I have to give credit to a therapist for that one. I was told this about 8 years ago and the phrase never sunk in until this last break up. "We are only responsible for our choices and not others." Once I accepted this, the 'letting go' became very freeing.
There, Now you need to move on. You'll be much better once her brother shows up and helps her move. Her not letting you help her is sending a strong message. As you said, she has drawn the line. Take the dog and go camping etc. Secure the bank accounts, then after the move, change the locks. Later, stock the fridge with only things you like. Good luck, remember we are here for you.
You said it man don't bottle it up vent! let poison out. So you can move forward.. One more let it out... let it go... don't give her free rent in your head, your mind is yours. you would not give someone free rent in apartment don't do it in your mind! Hey all things end bad or they wouldn't end get you better then find a good wife and it's a blessing... life is short spend it with loving supporting people you enjoy!
Front porch after midnight.... Or on your time... Lock change time.... That's the nice thing about those kwikset Smarkkey system. Change key on the fly... Good luck!

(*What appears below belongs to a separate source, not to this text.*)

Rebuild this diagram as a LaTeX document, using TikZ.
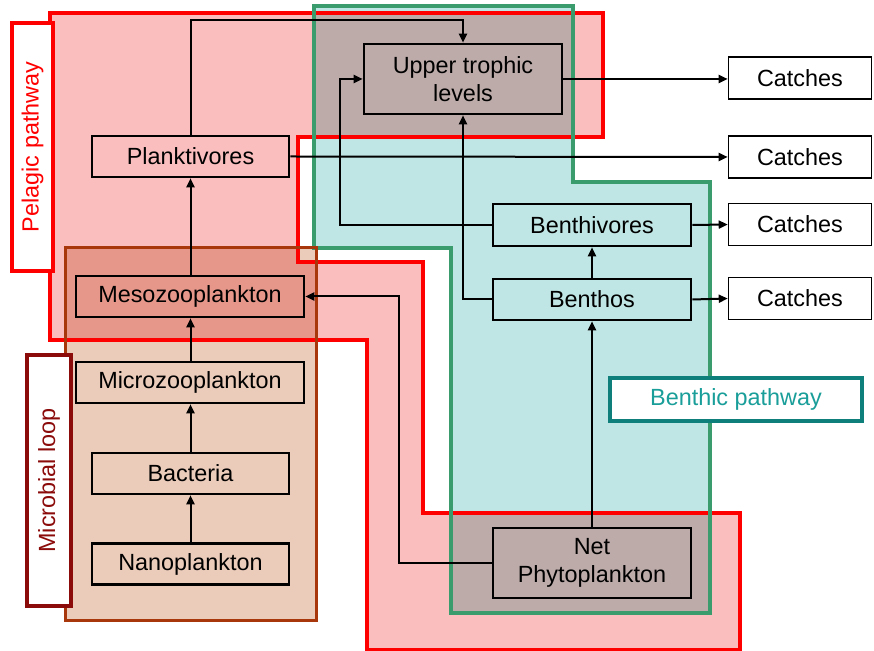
\documentclass[tikz,border=0pt]{standalone}
\usepackage{fontspec}
\setmainfont{Liberation Sans}
\usepackage{tikz}
\usepackage{xcolor}
\usetikzlibrary{arrows.meta,positioning,calc}
\definecolor{pelfill}{HTML}{FBBEBE}
\definecolor{pelline}{HTML}{FF0000}
\definecolor{benfill}{HTML}{BFE6E4}
\definecolor{benline}{HTML}{3A9B6C}
\definecolor{micfill}{HTML}{EBCBBA}
\definecolor{micline}{HTML}{A8380C}
\definecolor{miclab}{HTML}{8B0A0A}
\definecolor{benlab}{HTML}{0E7F7A}
\definecolor{bentext}{HTML}{1A9E9A}
\tikzset{
  txt/.style={font=\fontsize{11.7}{14}\selectfont},
  pool/.style={txt,draw=black,line width=1.3pt,align=center,inner sep=0pt,
               minimum height=20.5pt},
  catchbox/.style={txt,draw=black,fill=white,line width=0.8pt,inner sep=0pt,
                   minimum width=71.5pt,minimum height=21pt},
  lab/.style={txt,fill=white,line width=2pt,inner sep=0pt},
  flowarr/.style={-{Triangle[length=4.5pt,width=4pt]},line width=1pt,draw=black}
}
\begin{document}
\begin{tikzpicture}[x=0.5pt,y=-0.5pt]
    \path[use as bounding box] (0,0) rectangle (874,651);
    % pathway regions
    \begin{scope}[blend group=multiply]
      \fill[micfill] (65,248) rectangle (316,621);
      \fill[benfill] (314,6) -- (573,6) -- (573,182) -- (710,182) -- (710,613)
        -- (451,613) -- (451,248) -- (314,248) -- cycle;
      \fill[pelfill] (50,13) -- (603,13) -- (603,137) -- (298,137) -- (298,262)
        -- (423,262) -- (423,513) -- (740,513) -- (740,650) -- (367,650)
        -- (367,340) -- (50,340) -- cycle;
    \end{scope}
    \draw[pelline,line width=2pt] (50,13) -- (603,13) -- (603,137) -- (298,137)
      -- (298,262) -- (423,262) -- (423,513) -- (740,513) -- (740,650)
      -- (367,650) -- (367,340) -- (50,340) -- cycle;
    \draw[benline,line width=1.8pt] (314,6) -- (573,6) -- (573,182) -- (710,182)
      -- (710,613) -- (451,613) -- (451,248) -- (314,248) -- cycle;
    \draw[micline,line width=1.5pt] (65,248) rectangle (316,621);
    % labels
    \node[lab,draw=pelline,text=pelline,rotate=90,minimum width=124pt,
      minimum height=20.5pt] (pelagiclab) at (32.5,147) {Pelagic pathway};
    \node[lab,draw=miclab,text=miclab,rotate=90,minimum width=125.5pt,
      minimum height=22pt] (microlab) at (49,480.5) {Microbial loop};
    \node[lab,draw=benlab,text=bentext,minimum width=126pt,
      minimum height=21.5pt] (benthiclab) at (736,399.5) {Benthic pathway};
    % pools
    \node[pool,minimum width=99pt,minimum height=35pt] (upper) at (463,79)
      {Upper trophic\\levels};
    \node[pool,minimum width=98.5pt] (plankt) at (190.5,156.5) {Planktivores};
    \node[pool,minimum width=114pt] (meso) at (190,296.5) {Mesozooplankton};
    \node[pool,minimum width=114pt] (micro) at (190,382.5) {Microzooplankton};
    \node[pool,minimum width=98.5pt] (bact) at (190.5,473.5) {Bacteria};
    \node[pool,minimum width=98.5pt] (nano) at (190.5,564) {Nanoplankton};
    \node[pool,minimum width=99pt,minimum height=21pt] (benthiv) at (592,225)
      {Benthivores};
    \node[pool,minimum width=99pt] (benthos) at (592,299.5) {Benthos};
    \node[pool,minimum width=99pt,minimum height=35pt] (phyto) at (592,563)
      {Net\\Phytoplankton};
    \node[catchbox] (catchA) at (800,78) {Catches};
    \node[catchbox] (catchB) at (800,157) {Catches};
    \node[catchbox] (catchC) at (800,224.5) {Catches};
    \node[catchbox] (catchD) at (800,298.5) {Catches};
    % flows
    \coordinate (ptop) at (190.5,20);
    \coordinate (phyturn) at (399,563);
    \coordinate (bvturn) at (340,225);
    \draw[flowarr] (plankt.north) -- (ptop) -| (upper.north);
    \draw[flowarr] (nano) -- (bact);
    \draw[flowarr] (bact) -- (micro.south -| bact);
    \draw[flowarr] (micro.north -| bact) -- (meso.south -| bact);
    \draw[flowarr] (meso.north -| plankt) -- (plankt);
    \draw[flowarr] (phyto.west) -- (phyturn) |- (meso.east);
    \draw[flowarr] (phyto) -- (benthos);
    \draw[flowarr] (benthos) -- (benthiv);
    \draw[flowarr] (benthos.west) -| (upper.south);
    \draw[flowarr] (benthiv.west) -- (bvturn) |- (upper.west);
    \draw[flowarr] (upper.east) -- (upper.east -| catchA.west);
    \draw[flowarr] (plankt.east) -- (catchB.west);
    \draw[flowarr] (benthiv.east) -- (catchC.west);
    \draw[flowarr] (benthos.east) -- (catchD.west);
\end{tikzpicture}
\end{document}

x2, yeah that is rent in your head. put it out.. change lock.. she moved out... your not a landlord you do not need to secure it.
bocefus78, I'm a little late to your thread, man. Sorry for this hand you've been dealt. Happy you've been able to vent- FHC is certainly more than farwood and saws... Everyone has covered everything I was thinking to say to you; compassionate minds think alike.... I have a question, and I don't mean for this to be condemning- how soon did you notice, I mean really notice her behavior? As a former depression sufferer, I'm pretty good at picking up on the signs in close friends and relatives; it's a slow progression towards personal failure. I eventually put together that I was holding on to my failures and expectations for me from my family... I had to make a clean break from that crap. Not sure where I'm going w/ this, but... Oh yeah- when you feel you've put in some time to heal, I say be vigilante of the next move(i.e. the next woman)- study on it- get a sense of the family history/ strengths/weaknesses. Consider a test of the next one's fortitude, a situation upon which you may gauge her(better be a 'her'!) reaction. Not being sneaky, but doing yer homework. I realize it's a little ways off in the distance, just trying help you see that the necessary redirection of your focus might start by reassessing some "people reading" skills. It helped me a bunch to do this. After all, my ex-wife brought a bag of my clothes to me in the hospital(thought I was having a heart attack) and said, "don't come home... " I knew we were finished for some time, and my concerns about her cheating were later confirmed, but since I had left "depression" behind, I hit the ground running in short time.... Met the woman who eventually became my current wife not long after!!!!! And she LOVES to split, stack, & burn wood( and throw darts, to boot!) You've got brothers and sisters here, bo (& Great Uncle and Aunts, too) you and every other member should know this- and it warms my heart and fills up my eyes when I read several pages about one of us struggling. So, ahem.... hold up, got something else in my eye..... Chin up, Sir- boot straps and all that stuff- we're gonna be here for you and for each and every one of us!!!! Ok, I digress... Eric VW
Bo, if you haven't, it might not be a bad idea to circle back and see if "Miss I just want to be independent again" has really told you the whole story or if she possibly bumped into Superman at this job she is going to stick around for, the one that pays less than where she came from. I know it won't make a difference in the relationship but if that may be the case it would give you closure. Just Sayin'
But at that does that do any more on closure or just add fuel to the fire. Human nature I know, but for curiousity only... By I'd vote let bygones be bygones... And move forward and learn from this time...as Canadian border VT has said rent space is expensive. GL
She's looking for a new job soon she says. Bout time she does. She didn't like it, but wouldn't do chit about it other than complain. Lots of losers there from the sound of it. Including management. Thats not the reason she is staying. I'll find out eventually. At the moment, I don't care.